Privacy guarantee: every byte of audio stays on your dedicated infrastructure. The transcription model is local, the temporary audio file is deleted after processing, and only the final transcript (and its extracted summary, action items, etc.) is persisted in your database.
Transcript Structure
Every transcript is written with one segment per utterance, time-stamped in [MM:SS - MM:SS] format (or [HH:MM:SS - HH:MM:SS] for recordings over an hour), with the speaker label prepended when speaker detection is on. The full transcript is also saved as a plain-text file under /var/lib/sarudo/exports/ on the server so you can retrieve the raw text later. Ask your AI employee to show the transcript, paste a section, or answer questions like "what did Mark say about the launch date?" and it will search the transcript for the matching quote.

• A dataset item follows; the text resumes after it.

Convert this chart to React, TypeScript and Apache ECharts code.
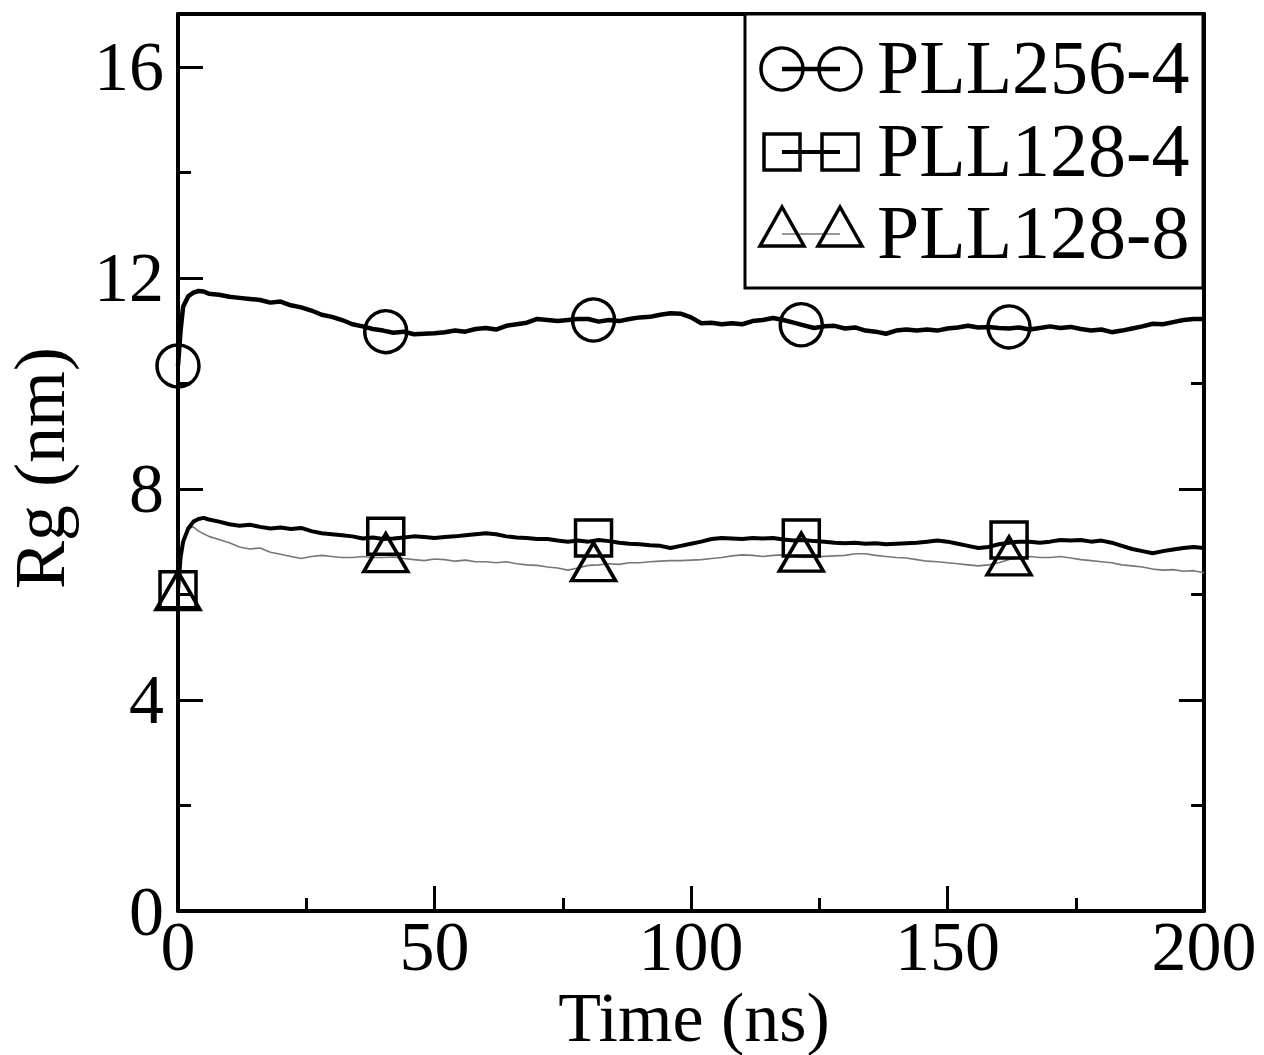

A short transcript excerpt
What a transcript looks like with speaker detection on.
Quality and Edge Cases
Whisper-base handles clear speech in major languages well. Things that hurt quality: heavy background noise, very quiet audio, strong regional accents combined with specialized jargon, multiple speakers talking over each other, or bad compression on the source recording. If a transcript looks off, ask your AI employee for the audio stats — it can report the duration, language probability score, and speaker count it detected, which usually points at the issue (wrong language, single-speaker recording mis-detected as multiple speakers, etc.). For critical transcripts, listen to the audio while reading the transcript and correct the handful of inevitable mis-transcriptions before approving.
Searching Across Transcripts
Every transcribed meeting is stored in the database so you can search across them. Ask your AI employee things like "what was the last thing Jennifer said about the pricing model?" or "pull every mention of the partnership deal in meetings this month" and it will search the relevant transcripts and return the matching segments with meeting titles and timestamps. This turns your meeting history into a searchable memory rather than a pile of files you forget about.